Can we get telemetry probes to confirm this? Test pilot is far from representative of overall population, telemetry is slightly better and will get better once we do it by default on nightlies.
(In reply to Taras Glek (:taras) from comment #20)
> (In reply to Dietrich Ayala (:dietrich) from comment #19)
> > Since the most recent comment, we've moved to a model where tabs are not
> > actually loaded until accessed. Michael, can you test with a Nightly build?
> > Taras: I'm removing the "P1" here because the data from Test Pilot shows
> > that test-cases like this are *far* outside the norm.
> Can we get telemetry probes to confirm this?

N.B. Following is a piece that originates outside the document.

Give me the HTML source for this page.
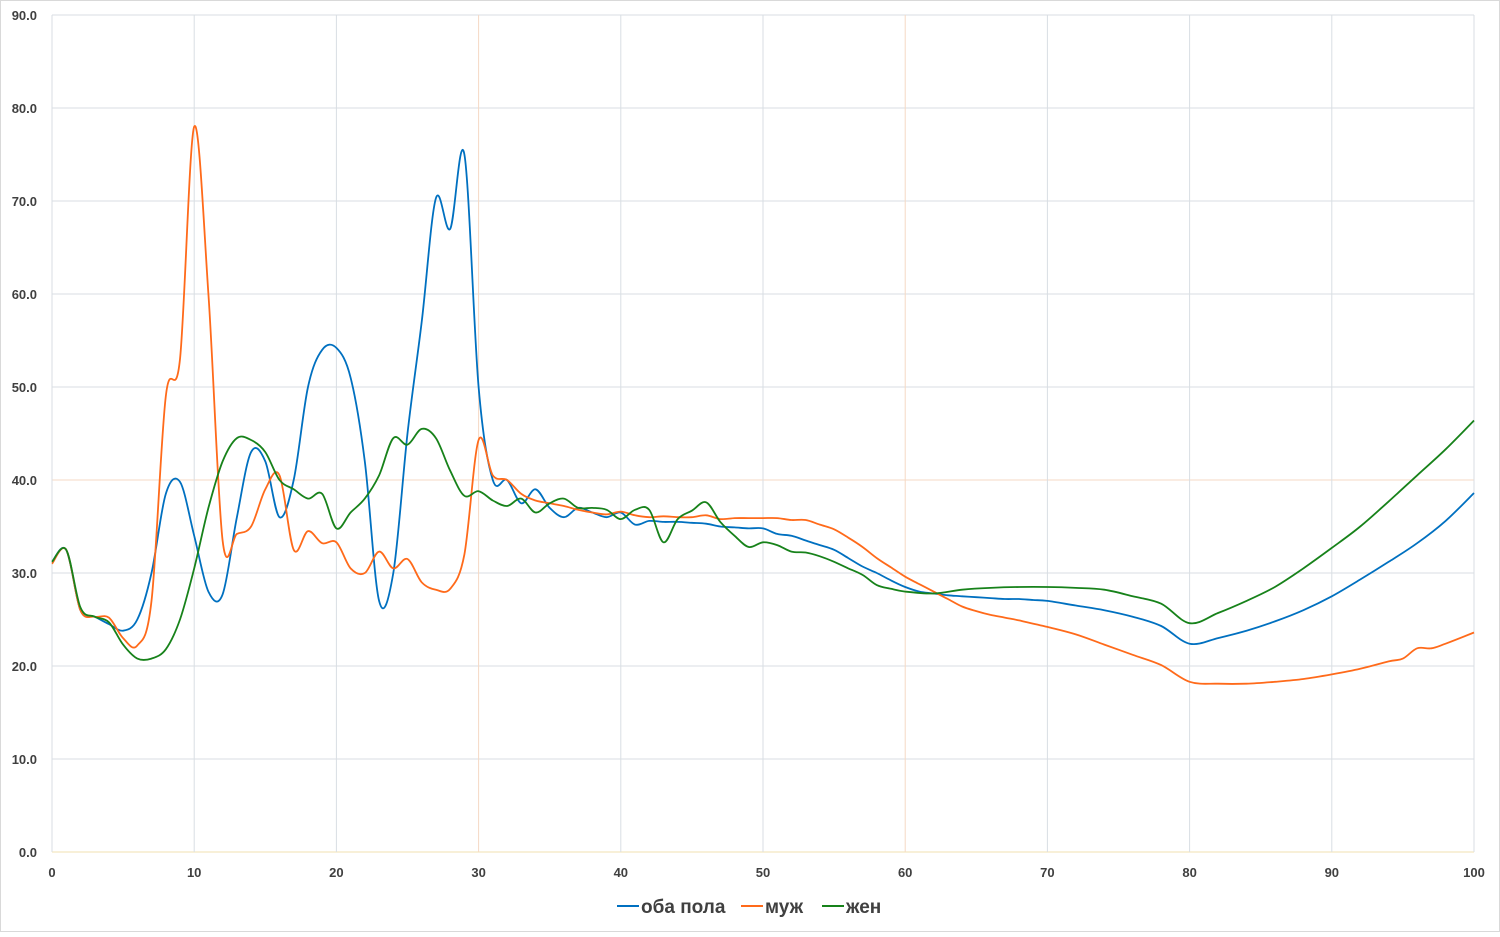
<!DOCTYPE html>
<html><head><meta charset="utf-8"><style>
html,body{margin:0;padding:0;background:#fff;}
body{width:1500px;height:932px;overflow:hidden;font-family:"Liberation Sans","DejaVu Sans",sans-serif;}
svg text{font-family:"Liberation Sans","DejaVu Sans",sans-serif;}
</style></head><body>
<svg id="chart" width="1500" height="932" xmlns="http://www.w3.org/2000/svg">
<rect x="0.5" y="0.5" width="1499" height="931" fill="#fff" stroke="#d9d9d9"/>
<g id="grid"></g>
<g id="ticks"></g>
<g id="series"></g>
<g id="legend"></g>
</svg>
<script>
const xTicks=[0,10,20,30,40,50,60,70,80,90,100];
const yTicks=[0,10,20,30,40,50,60,70,80,90];
const agesA=[0,1,2,3,4,5,6,7,8,9,10,11,12,13,14,15,16,17,18,19,20,21,22,23,24,25,26,27,28,29,30,31,32,33,34,35,36,37,38,39,40,41,42,43,44,45,46,47,48,49,50,51,52,53,54,55,56,57,58,59,60,61,62,63,64,65,66,67,68,69,70,72,74,76,78,80,82,84,86,88,90,92,94,96,98,100];
const both=[31.2,32.5,26,25.3,24.5,23.8,25,30,38.5,39.8,34,28,27.7,36,43,42,36,40,50,54,54.2,51,42,27,30,45,57,70.3,67,75,50,40,40,37.5,39,37,36,37,36.5,36,36.5,35.2,35.6,35.5,35.5,35.4,35.3,35,34.9,34.8,34.8,34.2,34,33.5,33,32.5,31.6,30.7,30,29.2,28.5,28,27.8,27.6,27.5,27.4,27.3,27.2,27.2,27.1,27,26.5,26,25.3,24.3,22.4,23,23.8,24.8,26,27.5,29.3,31.2,33.2,35.6,38.6];
const agesM=[0,1,2,3,4,5,6,7,8,9,10,11,12,13,14,15,16,17,18,19,20,21,22,23,24,25,26,27,28,29,30,31,32,33,34,35,36,37,38,39,40,41,42,43,44,45,46,47,48,49,50,51,52,53,54,55,56,57,58,59,60,61,62,63,64,65,66,67,68,70,72,74,76,78,80,82,84,86,88,90,92,94,95,96,97,98,100];
const male=[31,32.5,26,25.3,25.2,23,22.2,27,49,53,78,60,33.5,34.2,35,39,40.5,32.5,34.5,33.2,33.3,30.5,30,32.3,30.5,31.5,29,28.2,28.3,32,44.3,40.5,40,38.5,37.8,37.5,37.2,36.8,36.5,36.3,36.6,36.2,36,36.1,36,36,36.2,35.8,35.9,35.9,35.9,35.9,35.7,35.7,35.2,34.7,33.8,32.8,31.6,30.6,29.6,28.8,28,27.2,26.4,25.9,25.5,25.2,24.9,24.2,23.4,22.3,21.2,20.1,18.3,18.1,18.1,18.3,18.6,19.1,19.7,20.5,20.8,21.9,21.9,22.4,23.6];
const agesF=[0,1,2,3,4,5,6,7,8,9,10,11,12,13,14,15,16,17,18,19,20,21,22,23,24,25,26,27,28,29,30,31,32,33,34,35,36,37,38,39,40,41,42,43,44,45,46,47,48,49,50,51,52,53,54,55,56,57,58,59,60,62,64,66,68,70,72,74,76,78,80,82,84,86,88,90,92,94,96,98,100];
const female=[31.2,32.5,26.3,25.3,24.7,22.3,20.8,20.8,21.8,25,30.5,37,42,44.5,44.3,43,40,39,38,38.5,34.8,36.5,38,40.5,44.5,43.8,45.5,44.5,41,38.3,38.8,37.8,37.2,38,36.5,37.5,38,37,37,36.8,35.8,36.8,36.8,33.3,35.8,36.7,37.6,35.5,34,32.8,33.3,33,32.3,32.2,31.8,31.2,30.5,29.8,28.7,28.3,28,27.8,28.2,28.4,28.5,28.5,28.4,28.2,27.5,26.7,24.6,25.7,27,28.5,30.5,32.7,35,37.7,40.5,43.3,46.4];
const seriesNames=["оба пола","муж","жен"];
const NS="http://www.w3.org/2000/svg";
const X0=52,X1=1474,Y0=852,Y1=15;
const sx=v=>X0+(X1-X0)*v/100;
const sy=v=>Y0-(Y0-Y1)*v/90;
function mk(t,a,p){const e=document.createElementNS(NS,t);for(const k in a)e.setAttribute(k,a[k]);p.appendChild(e);return e;}
const grid=document.getElementById('grid'),ticks=document.getElementById('ticks');
yTicks.forEach(v=>{
  const l=mk('line',{x1:X0,x2:X1,y1:sy(v),y2:sy(v),stroke:v===40?'#f6d9c4':(v===0?'#f2e1b0':'#d9dee3'),'stroke-width':1},grid);
  
  
  const t=mk('text',{x:37,y:sy(v)+5,'text-anchor':'end','font-size':13,'font-weight':'bold',fill:'#404040'},ticks);
  t.textContent=v.toFixed(1);
  
  
});
xTicks.forEach(v=>{
  const l=mk('line',{x1:sx(v),x2:sx(v),y1:Y1,y2:Y0,stroke:(v===30||v===60)?'#f6d9c4':'#d9dee3','stroke-width':1},grid);
  
  
  const t=mk('text',{x:sx(v),y:877,'text-anchor':'middle','font-size':13,'font-weight':'bold',fill:'#404040'},ticks);
  t.textContent=String(v);
  
  
});
function path(xs,ys){
  const P=xs.map((x,i)=>[sx(x),sy(ys[i])]);
  let d='M'+P[0][0].toFixed(1)+','+P[0][1].toFixed(1);
  for(let i=0;i<P.length-1;i++){
    const p0=P[Math.max(0,i-1)],p1=P[i],p2=P[i+1],p3=P[Math.min(P.length-1,i+2)];
    const c1=[p1[0]+(p2[0]-p0[0])/6,p1[1]+(p2[1]-p0[1])/6];
    const c2=[p2[0]-(p3[0]-p1[0])/6,p2[1]-(p3[1]-p1[1])/6];
    d+='C'+c1[0].toFixed(1)+','+c1[1].toFixed(1)+' '+c2[0].toFixed(1)+','+c2[1].toFixed(1)+' '+p2[0].toFixed(1)+','+p2[1].toFixed(1);
  }
  return d;
}
const ser=document.getElementById('series');
const defs=[[agesA,both,'#0070c0','line-both'],[agesM,male,'#ff6a1a','line-male'],[agesF,female,'#17821a','line-female']];
defs.forEach(s=>{
  const p=mk('path',{d:path(s[0],s[1]),fill:'none',stroke:s[2],'stroke-width':1.8,'stroke-linejoin':'round'},ser);
  
  
});
const leg=document.getElementById('legend');
const lx=[617,741,822],cols=['#0070c0','#ff6a1a','#17821a'];
seriesNames.forEach((n,i)=>{
  const l=mk('line',{x1:lx[i],x2:lx[i]+22,y1:906,y2:906,stroke:cols[i],'stroke-width':2},leg);
  
  
  const t=mk('text',{x:lx[i]+24,y:913,'font-size':19,'font-weight':'bold',fill:'#404040'},leg);
  t.textContent=n;
  
  
});
</script>
</body></html>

Test pilot is far from
> representative of overall population, telemetry is slightly better and will
> get better once we do it by default on nightlies.
Yea, let's figure out what exactly we need and make that happen in bug 671041 (if it makes sense), though I'm wont to believe the Test Pilot numbers Dietrich is talking about.
Dietrich I'd like to keep this as P2 until we have telemetry data that can show otherwise. Marking as P2 because it shouldn't block other work, but it would be nice to have this.
This is a meta bug that doesn't go into the backlog.
Taras, David, what do you both think about closing this bug? We restore on demand by default for a while now and since this bug was filed sessionstore also started to load at most three tabs concurrently when restoring a multi-window session. I'm not sure what telemetry measurements exactly we were talking about here but I don't know of any cases where single tabs don't load or show timeout dialogs since we have cascaded restore.
(In reply to Tim Taubert [:ttaubert] from comment #24)
> Taras, David, what do you both think about closing this bug? We restore on
> demand by default for a while now and since this bug was filed sessionstore
> also started to load at most three tabs concurrently when restoring a
> multi-window session. I'm not sure what telemetry measurements exactly we
> were talking about here but I don't know of any cases where single tabs
> don't load or show timeout dialogs since we have cascaded restore.
This is more of a Vladan question.
glandium used to keep very large sessions until recently and he says that he has seen more than 3 or 4 tabs being loaded simultaneously, as well as some tabs not loading at all (with "server not found" errors)
I think this bug is still valid. Can we try reproducing this again?
Ok, let's put this into the backlog and find some time to investigate whether this is still valid and reproducible.